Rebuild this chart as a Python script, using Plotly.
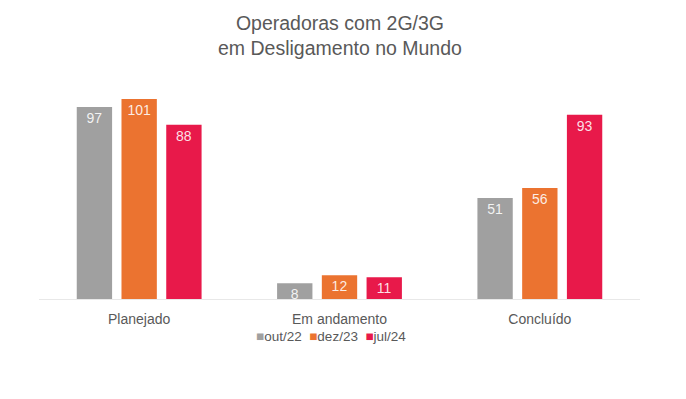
import plotly.graph_objects as go

categories = ["Planejado", "Em andamento", "Concluído"]
series_names = ["out/22", "dez/23", "jul/24"]
out22 = [97, 8, 51]
dez23 = [101, 12, 56]
jul24 = [88, 11, 93]
colors = ["#A0A0A0", "#EB7330", "#E8194A"]

FONT = "Liberation Sans, Arial"

fig = go.Figure()
for name, vals, col in zip(series_names, [out22, dez23, jul24], colors):
    fig.add_trace(go.Bar(
        x=categories, y=vals, name=name,
        marker=dict(color=col, line=dict(width=0)),
        text=[str(v) for v in vals], textposition="inside",
        insidetextanchor="end", textangle=0,
        textfont=dict(color="rgba(255,255,255,0.88)", size=14, family=FONT),
        cliponaxis=False, showlegend=False,
    ))

legend_text = "&nbsp;&nbsp;".join(
    f"<span style='color:{c}'>■</span>{n}" for n, c in zip(series_names, colors)
)

plot_top, plot_bottom = 72, 399 - 108


def fig_y_to_paper(py):
    return (plot_bottom - py) / (plot_bottom - plot_top)


fig.update_layout(
    width=686, height=399,
    paper_bgcolor="white", plot_bgcolor="white",
    margin=dict(l=31, r=54, t=72, b=108),
    barmode="group", bargap=0.33, bargroupgap=0.21,
    font=dict(family=FONT, color="#595959"),
    showlegend=False,
    uniformtext=dict(minsize=14, mode="show"),
    annotations=[
        dict(text="Operadoras com 2G/3G<br>em Desligamento no Mundo",
             x=0.5, xref="paper", xanchor="center",
             y=fig_y_to_paper(2), yref="paper", yanchor="top",
             showarrow=False,
             font=dict(size=19.5, color="#595959", family=FONT)),
        dict(text=legend_text, x=0.5, xref="paper", xanchor="center", xshift=-9,
             y=fig_y_to_paper(328), yref="paper", yanchor="middle",
             showarrow=False, font=dict(size=13.5, color="#595959", family=FONT)),
    ],
)
fig.update_xaxes(showline=True, linecolor="#E8E8E8", linewidth=1, ticks="",
                 ticklabelstandoff=7,
                 tickfont=dict(size=14, color="#595959", family=FONT))
fig.update_yaxes(range=[0, 110.6], visible=False, showgrid=False)

fig.write_html("out.html")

- _Aim of the exercise_
Restate the data above word for word. Skip every picture.

- _Solution to this task_
Rebuild this chart as a Python script, using Plotly.
import plotly.graph_objects as go

categories = ["Planejado", "Em andamento", "Concluído"]
series_names = ["out/22", "dez/23", "jul/24"]
out22 = [97, 8, 51]
dez23 = [101, 12, 56]
jul24 = [88, 11, 93]
colors = ["#A0A0A0", "#EB7330", "#E8194A"]

FONT = "Liberation Sans, Arial"

fig = go.Figure()
for name, vals, col in zip(series_names, [out22, dez23, jul24], colors):
    fig.add_trace(go.Bar(
        x=categories, y=vals, name=name,
        marker=dict(color=col, line=dict(width=0)),
        text=[str(v) for v in vals], textposition="inside",
        insidetextanchor="end", textangle=0,
        textfont=dict(color="rgba(255,255,255,0.88)", size=14, family=FONT),
        cliponaxis=False, showlegend=False,
    ))

legend_text = "&nbsp;&nbsp;".join(
    f"<span style='color:{c}'>■</span>{n}" for n, c in zip(series_names, colors)
)

plot_top, plot_bottom = 72, 399 - 108


def fig_y_to_paper(py):
    return (plot_bottom - py) / (plot_bottom - plot_top)


fig.update_layout(
    width=686, height=399,
    paper_bgcolor="white", plot_bgcolor="white",
    margin=dict(l=31, r=54, t=72, b=108),
    barmode="group", bargap=0.33, bargroupgap=0.21,
    font=dict(family=FONT, color="#595959"),
    showlegend=False,
    uniformtext=dict(minsize=14, mode="show"),
    annotations=[
        dict(text="Operadoras com 2G/3G<br>em Desligamento no Mundo",
             x=0.5, xref="paper", xanchor="center",
             y=fig_y_to_paper(2), yref="paper", yanchor="top",
             showarrow=False,
             font=dict(size=19.5, color="#595959", family=FONT)),
        dict(text=legend_text, x=0.5, xref="paper", xanchor="center", xshift=-9,
             y=fig_y_to_paper(328), yref="paper", yanchor="middle",
             showarrow=False, font=dict(size=13.5, color="#595959", family=FONT)),
    ],
)
fig.update_xaxes(showline=True, linecolor="#E8E8E8", linewidth=1, ticks="",
                 ticklabelstandoff=7,
                 tickfont=dict(size=14, color="#595959", family=FONT))
fig.update_yaxes(range=[0, 110.6], visible=False, showgrid=False)

fig.write_html("out.html")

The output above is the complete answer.